Data considerations for Nonlinear Regression

To ensure that your results are valid, consider the following guidelines when you collect data, perform the analysis, and interpret your results.

The predictors can be continuous or categorical

A continuous variable can be measured and ordered, and has an infinite number of values between any two values. For example, the diameters of a sample of tires is a continuous variable.

Categorical variables contain a finite, countable number of categories or distinct groups. Categorical data might not have a logical order. For example, categorical predictors include gender, material type, and payment method.

If you have a discrete variable, you can decide whether to treat it as a continuous or categorical predictor. A discrete variable can be measured and ordered but it has a countable number of values. For example, the number of people that live in a household is a discrete variable. The decision to treat a discrete variable as continuous or categorical depends on the number of levels, as well as the purpose of the analysis.

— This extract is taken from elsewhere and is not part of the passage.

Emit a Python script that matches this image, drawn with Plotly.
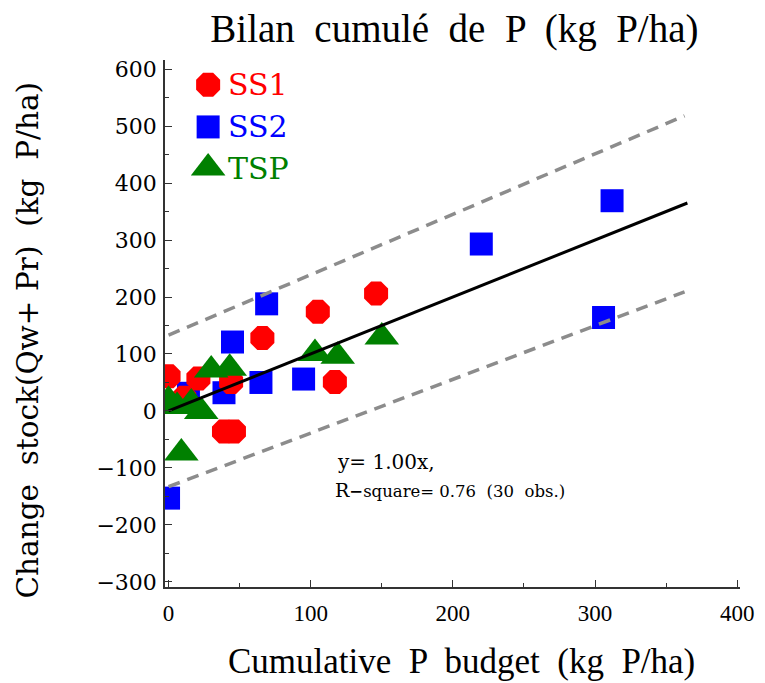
import plotly.graph_objects as go

# Cumulative P budget (x) vs. change in stock Qw+Pr (y), kg P/ha
ss1_x = [0, 11, 21, 39, 46, 44, 66, 105, 117, 146]
ss1_y = [61, 23, 57, -36, -36, 51, 128, 174, 51, 206]

ss2_x = [0, 14, 39, 45, 65, 69, 95, 220, 306, 312]
ss2_y = [-153, 31, 32, 121, 50, 188, 56, 293, 164, 369]

tsp_x = [0, 6, 9, 16, 23, 30, 43, 103, 119, 150]
tsp_y = [19, 8, -74, 14, -1, 72, 75, 101, 96, 130]

# Fitted line y = 1.00x and its prediction band
fit_x = [0, 365]
fit_y = [0, 365]
band_x = [0, 363]
band_upper = [133, 518]
band_lower = [-133, 209]

x_ticks = [0, 100, 200, 300, 400]
y_ticks = [-300, -200, -100, 0, 100, 200, 300, 400, 500, 600]

series_names = ["SS1", "SS2", "TSP"]
series_colors = ["#ff0000", "#0000ff", "#008000"]
series_symbols = ["octagon", "square", "triangle-up"]
series_sizes = [26, 23, 30]

SERIF = "Liberation Serif"
WIDE_SERIF = "DejaVu Serif"

fig = go.Figure()

for xs, ys, col, sym, sz in [
    (ss2_x, ss2_y, series_colors[1], series_symbols[1], series_sizes[1]),
    (ss1_x, ss1_y, series_colors[0], series_symbols[0], series_sizes[0]),
    (tsp_x, tsp_y, series_colors[2], series_symbols[2], series_sizes[2]),
]:
    fig.add_trace(go.Scatter(
        x=xs, y=ys, mode="markers",
        marker=dict(symbol=sym, size=sz, color=col, line=dict(width=0)),
        showlegend=False, hoverinfo="x+y",
    ))

for ys in (band_upper, band_lower):
    fig.add_trace(go.Scatter(
        x=band_x, y=ys, mode="lines",
        line=dict(color="#8c8c8c", width=3.5, dash="12px,8px"),
        showlegend=False, hoverinfo="skip",
    ))

fig.add_trace(go.Scatter(
    x=fit_x, y=fit_y, mode="lines",
    line=dict(color="black", width=3),
    showlegend=False, hoverinfo="skip",
))

# Hand-placed key in a unit overlay axis
key_x = 0.075
key_y = [0.953, 0.873, 0.795]
for name, col, sym, sz, ky in zip(series_names, series_colors, series_symbols, series_sizes, key_y):
    fig.add_trace(go.Scatter(
        x=[key_x], y=[ky], xaxis="x2", yaxis="y2", mode="markers",
        marker=dict(symbol=sym, size=sz, color=col, line=dict(width=0)),
        showlegend=False, hoverinfo="skip",
    ))
    fig.add_annotation(
        x=0.106, y=ky, xref="paper", yref="paper", text=name,
        showarrow=False, xanchor="left", yanchor="middle",
        font=dict(family=WIDE_SERIF, size=30, color=col),
    )

fig.add_annotation(
    x=0.296, y=0.237, xref="paper", yref="paper", text="y= 1.00x,",
    showarrow=False, xanchor="left", yanchor="middle",
    font=dict(family=WIDE_SERIF, size=20, color="black"),
)
fig.add_annotation(
    x=0.293, y=0.184, xref="paper", yref="paper",
    text="<span style='font-size:19px'>R</span><b>−</b>square= 0.76  (30  obs.)",
    showarrow=False, xanchor="left", yanchor="middle",
    font=dict(family=WIDE_SERIF, size=16.5, color="black"),
)

# Axis titles
fig.add_annotation(
    x=0.515, y=-0.142, xref="paper", yref="paper",
    text="Cumulative  P  budget  (kg  P/ha)",
    showarrow=False, xanchor="center", yanchor="middle",
    font=dict(family=SERIF, size=35, color="black"),
)
fig.add_annotation(
    x=-0.238, y=0.468, xref="paper", yref="paper",
    text="Change  stock(Qw+ Pr)  (kg  P/ha)", textangle=-90,
    showarrow=False, xanchor="center", yanchor="middle",
    font=dict(family=WIDE_SERIF, size=29.5, color="black"),
)

fig.update_layout(
    width=765, height=683,
    margin=dict(l=165, r=25, t=60, b=96),
    paper_bgcolor="white", plot_bgcolor="white",
    title=dict(
        text="Bilan  cumulé  de  P  (kg  P/ha)",
        x=0.594, xanchor="center", y=1 - 28 / 683, yanchor="middle",
        font=dict(family=SERIF, size=39, color="black"),
    ),
    xaxis=dict(
        range=[-2.5, 402], tickvals=x_ticks, ticktext=[str(v) for v in x_ticks],
        showgrid=False, zeroline=False, showline=True, linecolor="#333", linewidth=1.5,
        ticks="inside", ticklen=7, tickcolor="#333", tickwidth=1.2,
        minor=dict(dtick=50, ticks="inside", ticklen=4, tickcolor="#333", tickwidth=1),
        tickfont=dict(family=SERIF, size=23, color="black"),
        ticklabelstandoff=5,
    ),
    yaxis=dict(
        range=[-309, 616], tickvals=y_ticks,
        showgrid=False, zeroline=False, showline=True, linecolor="#333", linewidth=1.5,
        ticks="inside", ticklen=7, tickcolor="#333", tickwidth=1.2,
        minor=dict(dtick=50, ticks="inside", ticklen=4, tickcolor="#333", tickwidth=1),
        tickfont=dict(family=WIDE_SERIF, size=22, color="black"),
        ticklabelstandoff=2,
    ),
    xaxis2=dict(range=[0, 1], overlaying="x", visible=False, fixedrange=True),
    yaxis2=dict(range=[0, 1], overlaying="y", visible=False, fixedrange=True),
)

fig.write_html("out.html")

If you have any categorical predictors, convert the categorical predictors to indicator variables before you perform this analysis. To convert the categorical predictors, use Make Indicator Variables.

The response variable should be continuous

If the response variable is categorical, your model is less likely to meet the assumptions of the analysis, to accurately describe your data, or to make useful predictions.

If your data do not require a nonlinear function, you can consider the following alternative analyses.

  • If your response variable has two categories, such as pass and fail, use Fit Binary Logistic Model.
  • If your response variable contains three or more categories that have a natural order, such as strongly disagree, disagree, neutral, agree, and strongly agree, use Ordinal Logistic Regression.
  • If your response variable contains three or more categories that do not have a natural order, such as scratch, dent, and tear, use Nominal Logistic Regression.
  • If your response variable counts occurrences, such as the number of defects, use Fit Poisson Model.
The expectation function must accurately describe the relationship between response and predictor variables
Your choice for the expectation function often depends on prior knowledge about the response curve's shape or the behavior of physical and chemical properties in the system. Potential nonlinear shapes include concave, convex, exponential growth or decay, sigmoidal (S), and asymptotic curves. You need to specify the function that satisfies both the requirements of your prior knowledge and the residual plots.
You must specify acceptable starting values
An iterative algorithm estimates parameters by systematically adjusting the parameter estimates to reduce the sum of squared errors (SSE). For some expectation functions and data sets, the starting values can significantly affect the results.
Collect data using best practices
To ensure that your results are valid, consider the following guidelines:
  • Make certain that the data represent the population of interest.
  • Collect enough data to provide the necessary precision.
  • Measure variables as accurately and precisely as possible.
  • Record the data in the order it is collected.
The model should provide a good fit to the data

If the model does not fit the data, the results can be misleading. In the output, use residual plots and model summary statistics to determine how well the model fits the data.